« Il y a un aussi un large consensus parmi les scientifiques sur le fait que l’apprentissage des correspondances grapho-phonologiques doit démarrer dès le premier jour du CP… L’enseignement phonique systématique est plus efficace que l’enseignement phonique non systématique ou absent. L’enseignement phonique est plus efficace lorsqu’il démarre tôt (GSM ou CP) que lorsqu’il démarre après l’apprentissage de la lecture (CE1). L’enseignement phonique systématique est également supérieur à l’enseignement non phonique sur des mesures de compréhension en lecture ». Sur Education et Devenir, Franck Ramus (Cnrs) développe sa pensée, rapetissée par Le Figaro. Alors partisan de la « méthode syllabique » ?
C’est plus compliqué. « Si la phonique doit être présente dès le début de l’enseignement de la lecture, elle ne doit pas être seule; ce n’est qu’une composante parmi bien d’autres qui sont tout aussi nécessaires… Sur le fond, je ne suis pas un partisan de la méthode Boscher. Je pense que c’est une méthode qui marche bien avec beaucoup d’enfants (ceux qui ont déjà acquis tous les fondamentaux langagiers nécessaires), mais qui est insuffisante pour beaucoup d’autres, qui manquent de vocabulaire, de contact avec les livres, etc… En ce qui concerne Goigoux, il a effectué une des rares études francophones comparant rigoureusement l’efficacité d’une méthode idéovisuelle et d’une méthode phonique, et il a démontré la supériorité de la méthode phonique (appelée généralement syllabique en France). Les méthodes comparées n’étaient ni une méthode mixte, ni la méthode Boscher, ce qui souligne, je suis bien d’accord avec vous, la confusion qu’il y a à parler de méthodes globale et syllabique, chaque terme recouvrant des méthodes très variées. Malheureusement il ne m’a pas été possible de faire sortir la journaliste du Figaro de cette dichotomie, d’où certains raccourcis ».

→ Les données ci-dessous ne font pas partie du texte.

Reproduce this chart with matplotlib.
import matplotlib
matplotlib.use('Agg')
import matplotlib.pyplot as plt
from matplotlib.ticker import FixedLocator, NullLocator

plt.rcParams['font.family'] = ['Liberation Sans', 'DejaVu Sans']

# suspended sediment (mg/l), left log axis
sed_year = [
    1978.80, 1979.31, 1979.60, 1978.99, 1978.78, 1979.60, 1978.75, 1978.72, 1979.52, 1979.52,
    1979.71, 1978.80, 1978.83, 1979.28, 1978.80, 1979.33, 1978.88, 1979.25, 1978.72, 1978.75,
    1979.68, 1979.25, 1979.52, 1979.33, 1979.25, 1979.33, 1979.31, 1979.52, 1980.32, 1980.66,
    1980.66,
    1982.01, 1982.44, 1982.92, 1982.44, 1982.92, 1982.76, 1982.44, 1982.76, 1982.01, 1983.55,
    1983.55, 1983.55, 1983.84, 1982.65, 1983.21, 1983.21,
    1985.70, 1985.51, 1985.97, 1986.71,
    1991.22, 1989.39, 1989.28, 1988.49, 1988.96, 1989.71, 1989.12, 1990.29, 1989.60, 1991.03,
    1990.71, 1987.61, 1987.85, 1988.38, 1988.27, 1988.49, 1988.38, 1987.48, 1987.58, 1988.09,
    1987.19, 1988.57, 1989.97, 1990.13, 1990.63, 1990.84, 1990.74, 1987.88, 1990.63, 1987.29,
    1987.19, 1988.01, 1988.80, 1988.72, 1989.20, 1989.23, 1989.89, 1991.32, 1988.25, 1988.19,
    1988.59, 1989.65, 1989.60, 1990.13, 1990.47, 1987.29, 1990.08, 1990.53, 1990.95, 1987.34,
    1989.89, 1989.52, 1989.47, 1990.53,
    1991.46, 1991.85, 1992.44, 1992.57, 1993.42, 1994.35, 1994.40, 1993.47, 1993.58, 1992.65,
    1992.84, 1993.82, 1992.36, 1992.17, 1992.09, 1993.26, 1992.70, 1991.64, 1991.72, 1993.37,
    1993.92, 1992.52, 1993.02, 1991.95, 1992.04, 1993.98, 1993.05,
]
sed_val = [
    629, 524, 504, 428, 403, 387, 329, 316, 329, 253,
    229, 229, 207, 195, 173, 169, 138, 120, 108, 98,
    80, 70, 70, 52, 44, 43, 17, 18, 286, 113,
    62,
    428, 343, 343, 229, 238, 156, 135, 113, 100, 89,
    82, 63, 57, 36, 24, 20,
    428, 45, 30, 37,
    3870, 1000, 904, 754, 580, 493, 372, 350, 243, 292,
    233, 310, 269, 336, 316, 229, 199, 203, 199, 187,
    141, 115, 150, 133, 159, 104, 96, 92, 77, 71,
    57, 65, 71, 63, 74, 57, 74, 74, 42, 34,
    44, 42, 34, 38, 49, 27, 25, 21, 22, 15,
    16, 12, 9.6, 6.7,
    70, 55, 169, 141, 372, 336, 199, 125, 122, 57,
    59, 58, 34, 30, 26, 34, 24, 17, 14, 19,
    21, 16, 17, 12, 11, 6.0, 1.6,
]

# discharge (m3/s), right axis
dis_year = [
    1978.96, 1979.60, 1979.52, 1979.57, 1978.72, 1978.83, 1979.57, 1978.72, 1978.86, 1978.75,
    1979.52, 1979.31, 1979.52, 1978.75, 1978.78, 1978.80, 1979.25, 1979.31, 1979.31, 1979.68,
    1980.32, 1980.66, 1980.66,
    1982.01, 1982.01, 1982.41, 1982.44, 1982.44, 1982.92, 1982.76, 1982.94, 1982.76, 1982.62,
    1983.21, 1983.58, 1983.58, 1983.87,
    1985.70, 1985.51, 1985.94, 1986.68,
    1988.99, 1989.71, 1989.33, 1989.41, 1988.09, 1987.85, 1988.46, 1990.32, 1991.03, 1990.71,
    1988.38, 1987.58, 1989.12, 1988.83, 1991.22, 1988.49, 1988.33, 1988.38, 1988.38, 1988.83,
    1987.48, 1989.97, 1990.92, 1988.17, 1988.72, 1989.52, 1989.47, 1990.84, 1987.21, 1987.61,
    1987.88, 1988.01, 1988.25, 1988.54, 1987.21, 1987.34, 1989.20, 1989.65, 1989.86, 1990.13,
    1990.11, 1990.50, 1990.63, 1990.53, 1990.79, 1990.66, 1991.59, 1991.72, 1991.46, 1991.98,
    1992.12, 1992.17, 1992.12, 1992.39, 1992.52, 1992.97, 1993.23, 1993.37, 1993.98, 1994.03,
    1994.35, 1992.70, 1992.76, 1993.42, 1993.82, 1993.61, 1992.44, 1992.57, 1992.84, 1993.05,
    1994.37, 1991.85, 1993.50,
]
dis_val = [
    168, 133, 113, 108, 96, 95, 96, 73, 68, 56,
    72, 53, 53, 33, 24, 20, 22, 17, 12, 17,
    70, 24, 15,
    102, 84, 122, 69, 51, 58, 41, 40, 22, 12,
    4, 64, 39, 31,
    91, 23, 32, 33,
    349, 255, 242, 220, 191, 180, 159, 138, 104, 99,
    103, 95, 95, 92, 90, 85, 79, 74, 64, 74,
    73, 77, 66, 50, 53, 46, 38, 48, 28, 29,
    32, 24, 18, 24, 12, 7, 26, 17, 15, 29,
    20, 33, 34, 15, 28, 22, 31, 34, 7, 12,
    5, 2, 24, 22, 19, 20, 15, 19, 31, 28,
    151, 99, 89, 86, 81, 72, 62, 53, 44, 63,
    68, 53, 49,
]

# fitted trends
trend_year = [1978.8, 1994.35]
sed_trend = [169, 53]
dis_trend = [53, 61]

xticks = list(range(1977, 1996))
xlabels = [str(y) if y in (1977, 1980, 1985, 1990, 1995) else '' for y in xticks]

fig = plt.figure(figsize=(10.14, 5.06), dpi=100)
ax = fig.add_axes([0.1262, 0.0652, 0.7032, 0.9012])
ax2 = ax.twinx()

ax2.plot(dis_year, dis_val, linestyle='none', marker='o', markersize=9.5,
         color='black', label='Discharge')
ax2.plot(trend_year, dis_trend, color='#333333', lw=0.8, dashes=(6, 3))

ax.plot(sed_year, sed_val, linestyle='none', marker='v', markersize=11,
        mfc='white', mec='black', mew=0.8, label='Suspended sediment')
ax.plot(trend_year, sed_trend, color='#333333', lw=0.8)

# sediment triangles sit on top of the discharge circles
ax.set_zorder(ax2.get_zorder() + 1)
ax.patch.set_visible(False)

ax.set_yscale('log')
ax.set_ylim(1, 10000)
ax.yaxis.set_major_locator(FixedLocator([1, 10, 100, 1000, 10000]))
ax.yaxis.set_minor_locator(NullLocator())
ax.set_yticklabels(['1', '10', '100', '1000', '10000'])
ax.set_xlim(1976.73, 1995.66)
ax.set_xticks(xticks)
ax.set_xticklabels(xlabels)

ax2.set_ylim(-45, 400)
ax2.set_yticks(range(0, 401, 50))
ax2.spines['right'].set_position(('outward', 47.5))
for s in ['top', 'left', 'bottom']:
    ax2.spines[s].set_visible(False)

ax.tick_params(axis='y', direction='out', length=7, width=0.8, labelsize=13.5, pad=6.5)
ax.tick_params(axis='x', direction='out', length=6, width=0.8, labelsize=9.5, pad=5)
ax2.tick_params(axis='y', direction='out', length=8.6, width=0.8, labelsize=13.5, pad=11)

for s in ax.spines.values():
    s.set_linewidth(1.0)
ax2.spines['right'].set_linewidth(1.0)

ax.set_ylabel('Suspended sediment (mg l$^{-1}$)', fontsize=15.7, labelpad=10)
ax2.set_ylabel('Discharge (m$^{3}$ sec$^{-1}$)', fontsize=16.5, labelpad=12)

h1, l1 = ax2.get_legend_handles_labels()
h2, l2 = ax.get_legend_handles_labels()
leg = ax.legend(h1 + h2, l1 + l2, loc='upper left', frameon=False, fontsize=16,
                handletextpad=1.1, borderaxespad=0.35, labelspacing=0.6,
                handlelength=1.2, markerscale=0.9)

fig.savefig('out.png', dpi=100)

Françoise Clerc (Université Lyon 2) nuance elle aussi le débat. « Il faut informer le public que la méthode globale inventée au 18ème siècle et largement réinterprétée par Freinet et Decroly, n’a plus d’adeptes. De même, il faut préciser que la méthode dite « syllabique » n’existe plus au sens strict du terme. Les enseignants ont de plus en plus tendance à déterminer leur propre démarche à partir de documents divers… Il est faux de dire que le décodage précède la compréhension dans l’ordre des acquisitions. En revanche, l’automatisation du décodage soulage le lecteur et lui permet de mieux consacrer ses ressources mentales à la compréhension. À l’inverse, la familiarité avec le sens facilite le décodage. C’est pourquoi l’apprentissage se fait généralement en conjuguant l’entraînement au décodage et l’élaboration du sens à partir d’un travail complexe, alternant des activités variées consacrées à la compréhension du texte mais aussi à la construction du sens… Le fameux débat sur la lecture parle d’une école qui n’existe plus que dans les souvenirs des adultes et dans les fantasmes des politiques ».

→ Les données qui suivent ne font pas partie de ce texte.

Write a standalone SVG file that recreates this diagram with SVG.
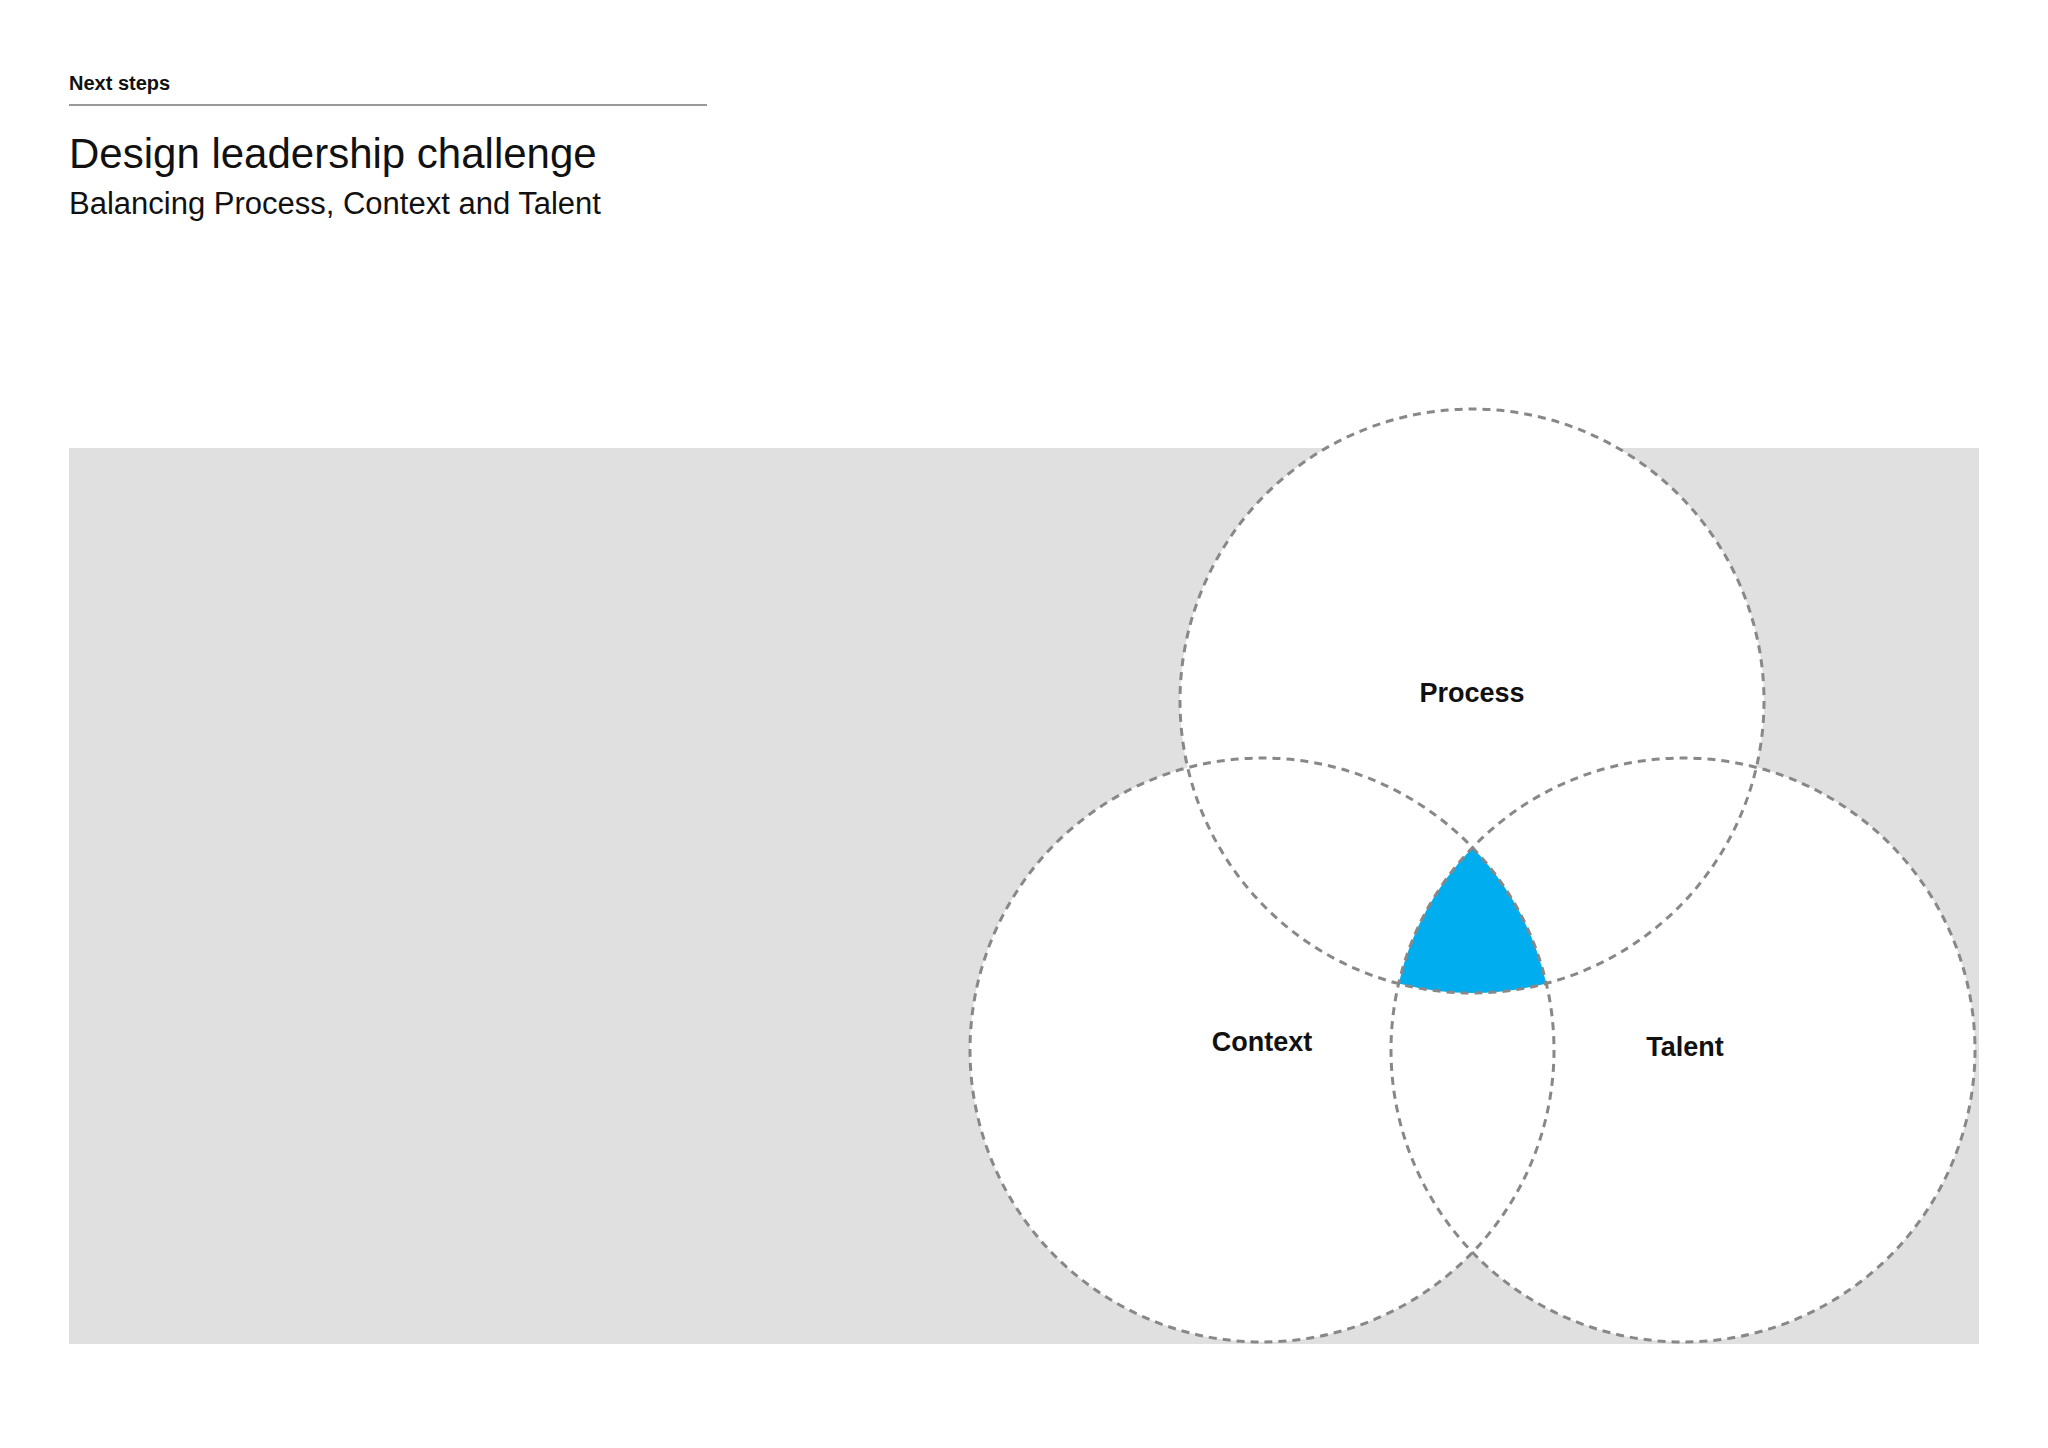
<svg xmlns="http://www.w3.org/2000/svg" width="2048" height="1448" viewBox="0 0 2048 1448">
<style>
.t{font-family:"Liberation Sans",Arial,sans-serif;fill:#111}
.lbl{font-family:"Liberation Sans",Arial,sans-serif;font-weight:bold;font-size:27px;text-anchor:middle;fill:#111}
.ring{fill:none;stroke:#888;stroke-width:3;stroke-dasharray:8 6}
</style>
<rect width="2048" height="1448" fill="#fff"/>
<text class="t" x="69" y="90" font-size="20" font-weight="bold">Next steps</text>
<line x1="69" y1="105" x2="707" y2="105" stroke="#777" stroke-width="1.5"/>
<text class="t" x="69" y="168" font-size="42">Design leadership challenge</text>
<text class="t" x="69" y="214" font-size="31" fill="#333">Balancing Process, Context and Talent</text>
<rect x="69" y="448" width="1910" height="896" fill="#e0e0e0"/>
<g fill="#fff">
<circle cx="1472" cy="701" r="292"/>
<circle cx="1262" cy="1050" r="292"/>
<circle cx="1683" cy="1050" r="292"/>
</g>
<path d="M1472.5,847.6 A292,292 0 0 1 1546.3,983.4 A292,292 0 0 1 1398.7,983.4 A292,292 0 0 1 1472.5,847.6 Z" fill="#00adef"/>
<g id="connectors"></g>
<g id="process"><circle class="ring" cx="1472" cy="701" r="292"/><text class="lbl" x="1472" y="702">Process</text></g>
<g id="context"><circle class="ring" cx="1262" cy="1050" r="292"/><text class="lbl" x="1262" y="1051">Context</text></g>
<g id="talent"><circle class="ring" cx="1683" cy="1050" r="292"/><text class="lbl" x="1685" y="1056">Talent</text></g>
</svg>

Pour Françoise Clerc, » le débat cache mal un enjeu idéologique qui en fin de compte conduit à rejeter la responsabilité de l’échec sur l’enfant et sur sa famille » .

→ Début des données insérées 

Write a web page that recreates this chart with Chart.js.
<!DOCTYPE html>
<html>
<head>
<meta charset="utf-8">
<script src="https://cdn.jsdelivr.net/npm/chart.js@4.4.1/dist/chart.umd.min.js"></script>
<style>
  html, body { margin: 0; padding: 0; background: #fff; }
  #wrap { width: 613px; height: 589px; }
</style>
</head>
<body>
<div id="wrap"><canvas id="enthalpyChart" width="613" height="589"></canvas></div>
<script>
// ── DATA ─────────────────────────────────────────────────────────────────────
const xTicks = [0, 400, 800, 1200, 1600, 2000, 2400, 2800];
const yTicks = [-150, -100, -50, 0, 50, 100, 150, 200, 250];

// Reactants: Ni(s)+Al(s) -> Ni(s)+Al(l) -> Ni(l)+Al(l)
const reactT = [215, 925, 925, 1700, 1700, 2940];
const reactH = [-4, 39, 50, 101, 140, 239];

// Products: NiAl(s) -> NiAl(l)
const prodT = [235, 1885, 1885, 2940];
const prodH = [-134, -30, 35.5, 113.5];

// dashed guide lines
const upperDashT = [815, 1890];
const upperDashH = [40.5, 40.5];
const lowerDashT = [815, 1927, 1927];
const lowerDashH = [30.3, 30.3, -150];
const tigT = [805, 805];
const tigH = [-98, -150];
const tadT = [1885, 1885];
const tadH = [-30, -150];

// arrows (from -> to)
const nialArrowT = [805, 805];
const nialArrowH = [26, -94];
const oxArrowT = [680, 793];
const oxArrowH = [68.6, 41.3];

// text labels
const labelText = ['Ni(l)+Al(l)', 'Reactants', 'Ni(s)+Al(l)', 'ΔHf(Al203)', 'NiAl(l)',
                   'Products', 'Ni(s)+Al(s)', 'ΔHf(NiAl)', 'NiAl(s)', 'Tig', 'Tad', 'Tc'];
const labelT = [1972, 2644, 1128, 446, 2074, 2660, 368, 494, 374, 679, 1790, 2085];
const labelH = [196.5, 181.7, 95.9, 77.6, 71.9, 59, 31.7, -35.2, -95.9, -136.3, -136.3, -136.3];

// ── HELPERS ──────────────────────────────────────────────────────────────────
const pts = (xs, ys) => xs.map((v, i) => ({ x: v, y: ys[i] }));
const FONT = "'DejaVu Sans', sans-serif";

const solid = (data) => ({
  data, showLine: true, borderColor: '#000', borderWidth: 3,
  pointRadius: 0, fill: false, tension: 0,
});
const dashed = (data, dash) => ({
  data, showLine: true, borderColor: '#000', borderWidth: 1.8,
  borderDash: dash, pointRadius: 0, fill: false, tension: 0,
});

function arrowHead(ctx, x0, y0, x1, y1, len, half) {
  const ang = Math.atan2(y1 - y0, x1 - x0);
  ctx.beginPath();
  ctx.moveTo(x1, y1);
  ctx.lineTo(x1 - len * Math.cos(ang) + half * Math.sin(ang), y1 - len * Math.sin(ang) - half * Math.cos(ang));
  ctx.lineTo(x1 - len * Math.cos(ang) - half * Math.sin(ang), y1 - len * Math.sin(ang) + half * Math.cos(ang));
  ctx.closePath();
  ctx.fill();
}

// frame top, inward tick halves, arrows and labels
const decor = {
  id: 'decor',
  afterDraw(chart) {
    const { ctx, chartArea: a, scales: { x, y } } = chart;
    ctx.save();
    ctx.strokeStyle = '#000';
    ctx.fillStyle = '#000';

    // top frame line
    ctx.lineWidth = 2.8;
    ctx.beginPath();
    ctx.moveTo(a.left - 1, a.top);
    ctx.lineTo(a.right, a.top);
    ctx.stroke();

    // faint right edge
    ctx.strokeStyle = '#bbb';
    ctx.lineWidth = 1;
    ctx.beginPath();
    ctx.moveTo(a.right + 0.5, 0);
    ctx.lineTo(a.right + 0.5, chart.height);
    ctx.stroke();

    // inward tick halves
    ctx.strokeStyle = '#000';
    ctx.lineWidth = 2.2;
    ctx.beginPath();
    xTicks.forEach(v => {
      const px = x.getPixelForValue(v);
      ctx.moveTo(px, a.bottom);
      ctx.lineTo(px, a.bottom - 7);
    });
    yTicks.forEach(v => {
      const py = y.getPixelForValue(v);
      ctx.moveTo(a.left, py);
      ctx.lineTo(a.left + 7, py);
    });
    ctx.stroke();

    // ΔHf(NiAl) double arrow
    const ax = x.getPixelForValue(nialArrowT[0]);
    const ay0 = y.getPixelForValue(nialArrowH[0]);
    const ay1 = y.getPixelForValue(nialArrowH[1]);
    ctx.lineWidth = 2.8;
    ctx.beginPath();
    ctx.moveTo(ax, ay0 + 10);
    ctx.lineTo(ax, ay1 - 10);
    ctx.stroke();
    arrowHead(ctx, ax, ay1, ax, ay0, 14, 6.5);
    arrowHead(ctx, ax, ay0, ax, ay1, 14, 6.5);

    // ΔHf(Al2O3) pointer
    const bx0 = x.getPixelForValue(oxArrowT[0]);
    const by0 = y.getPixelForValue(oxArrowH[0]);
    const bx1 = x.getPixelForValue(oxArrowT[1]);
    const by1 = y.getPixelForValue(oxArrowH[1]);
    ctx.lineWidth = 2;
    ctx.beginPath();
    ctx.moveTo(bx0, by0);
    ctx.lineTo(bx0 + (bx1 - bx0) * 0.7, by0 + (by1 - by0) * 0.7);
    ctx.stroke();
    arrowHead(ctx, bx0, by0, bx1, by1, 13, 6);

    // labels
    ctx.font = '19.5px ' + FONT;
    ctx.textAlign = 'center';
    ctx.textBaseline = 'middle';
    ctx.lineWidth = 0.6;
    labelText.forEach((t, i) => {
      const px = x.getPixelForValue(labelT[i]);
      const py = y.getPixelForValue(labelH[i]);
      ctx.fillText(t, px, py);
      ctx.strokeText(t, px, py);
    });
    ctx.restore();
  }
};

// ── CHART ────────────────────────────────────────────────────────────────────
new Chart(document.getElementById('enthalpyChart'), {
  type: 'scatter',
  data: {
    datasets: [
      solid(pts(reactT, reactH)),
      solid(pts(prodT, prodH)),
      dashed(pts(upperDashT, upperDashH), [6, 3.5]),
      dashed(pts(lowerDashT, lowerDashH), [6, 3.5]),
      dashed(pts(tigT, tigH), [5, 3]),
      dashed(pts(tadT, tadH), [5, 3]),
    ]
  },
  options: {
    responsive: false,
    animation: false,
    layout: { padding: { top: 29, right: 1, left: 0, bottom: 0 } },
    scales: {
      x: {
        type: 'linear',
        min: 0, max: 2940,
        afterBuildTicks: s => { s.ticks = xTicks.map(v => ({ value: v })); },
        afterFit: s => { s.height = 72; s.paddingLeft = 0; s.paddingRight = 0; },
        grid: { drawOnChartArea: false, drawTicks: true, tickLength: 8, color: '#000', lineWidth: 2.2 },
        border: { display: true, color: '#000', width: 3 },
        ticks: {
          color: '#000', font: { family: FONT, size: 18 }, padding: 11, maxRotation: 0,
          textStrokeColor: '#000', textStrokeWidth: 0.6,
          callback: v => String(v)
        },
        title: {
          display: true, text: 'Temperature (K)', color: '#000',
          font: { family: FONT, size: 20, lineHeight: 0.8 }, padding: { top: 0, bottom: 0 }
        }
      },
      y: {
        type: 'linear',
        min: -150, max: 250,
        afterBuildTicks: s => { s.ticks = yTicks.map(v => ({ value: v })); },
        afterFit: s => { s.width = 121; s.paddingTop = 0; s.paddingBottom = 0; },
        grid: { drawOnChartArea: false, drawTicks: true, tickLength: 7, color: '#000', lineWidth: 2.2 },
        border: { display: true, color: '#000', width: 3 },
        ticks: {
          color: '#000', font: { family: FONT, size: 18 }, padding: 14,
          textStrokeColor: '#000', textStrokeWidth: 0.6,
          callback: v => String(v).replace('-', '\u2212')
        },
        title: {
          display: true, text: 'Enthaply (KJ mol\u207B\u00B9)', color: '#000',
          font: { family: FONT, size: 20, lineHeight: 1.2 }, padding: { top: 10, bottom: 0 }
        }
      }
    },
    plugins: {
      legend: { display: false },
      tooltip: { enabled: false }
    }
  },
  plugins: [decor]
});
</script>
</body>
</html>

Dans une contribution, Roland Goigoux (Université Blaise Pascal à Clermont-Ferrand) estime que « la lecture est une activité qui requiert simultanément une pluralité de connaissances et d’habiletés intellectuelles. Celles-ci doivent être toutes enseignées et exercées à l’école si l’on ne veut pas se résoudre à un échec précoce et cumulatif des élèves les moins sollicités et les moins instruits hors l’école. En d’autres termes, les recommandations adressées aux enseignants devraient insister sur « ce qu’ils n’ont pas le droit de ne pas enseigner ». Par exemple, ne pas exclure l’enseignement explicite des correspondances grapho-phonologiques, ne pas négliger les tâches d’écriture dès le début de l’apprentissage, ne pas remettre le travail d’enseignement de la compréhension à plus tard, ne pas réserver l’accès au livre aux seuls élèves capables de lire de manière autonome ou qui auraient fini leur travail avant les autres, etc. » Dans cette perspective, « l’effet-maître » lui paraît plus important que « l’effet-méthode ». « C’est pourquoi il est absurde, sur le plan politique, de rédiger dans la précipitation une nouvelle directive nécessairement en contradiction avec les programmes en vigueur : celle-ci ne peut que démobiliser les enseignants suspectés d’être des crétins ou des lâches. L’effet magique d’une circulaire capable à elle seule d’inverser les chiffres de l’illettrisme (selon les propos mêmes du ministre) stigmatise leur médiocrité antérieure, leur aveuglement, leur manque de bon sens et leur absence d’autonomie dans le travail ».